In tutti i cortei sventola la bandiera Mapuche, qual’è il ruolo della componente indigena in questo contesto di ribellione diffusa?
Il popolo mapuche è stato calpestato dallo stato cileno a lungo. Sono un esempio di resistenza per tutti. Gli hanno tolto la terra, i diritti, hanno abusato di loro in modo indiscriminato. Si sono uniti pertanto al grido diffuso dei cileni, anche se loro in realtà non si sentono cileni ma, appunto mapuche. Sono la minoranza etnica più forte e ampia che abbiamo. In Cile gli altri indigeni sono stati sterminati. Loro invece sono rimasti sempre in prima linea e sono in prima linea anche in questa battaglia contro il governo Piñera.
Come ci si sente a suonare fuori dal proprio paese che vive questo stato di ribellione diffusa?
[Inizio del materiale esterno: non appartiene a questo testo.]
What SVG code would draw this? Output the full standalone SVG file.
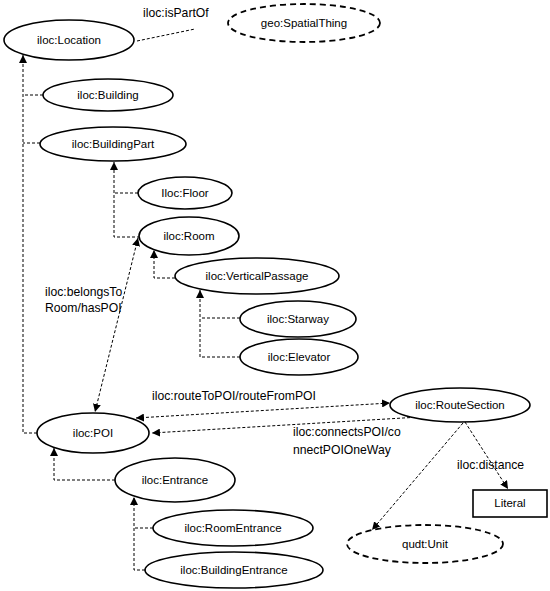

A causa della dittatura c’è una lunga storia di artisti cileni che hanno dovuto lasciare il paese.
Prima di essere artisti siamo essere umani, siamo padri di famiglia, abbiamo aspirazioni, necessità, sentimenti. La trincea è davanti a noi e non ci resta altro che metterci dentro e lottare.
Abbiamo chiacchierato a lungo, in Germania, con Horacio Salinas, direttore musicale degli IntiIllimani negli anni ‘70. Ci diceva che la differenza è che ora tutti gli artisti cileni stanno appoggiando questa causa. Moltissimi stanno facendo disegni, producendo teatro e altre forme di resistenza. Non c’è nessuno che si tiri indietro, o se lo fanno sono artisti di poco conto. Anche con questo concerto mi voglio avvicinare con il cuore e salutare tutti i cileni che sono in strada ora.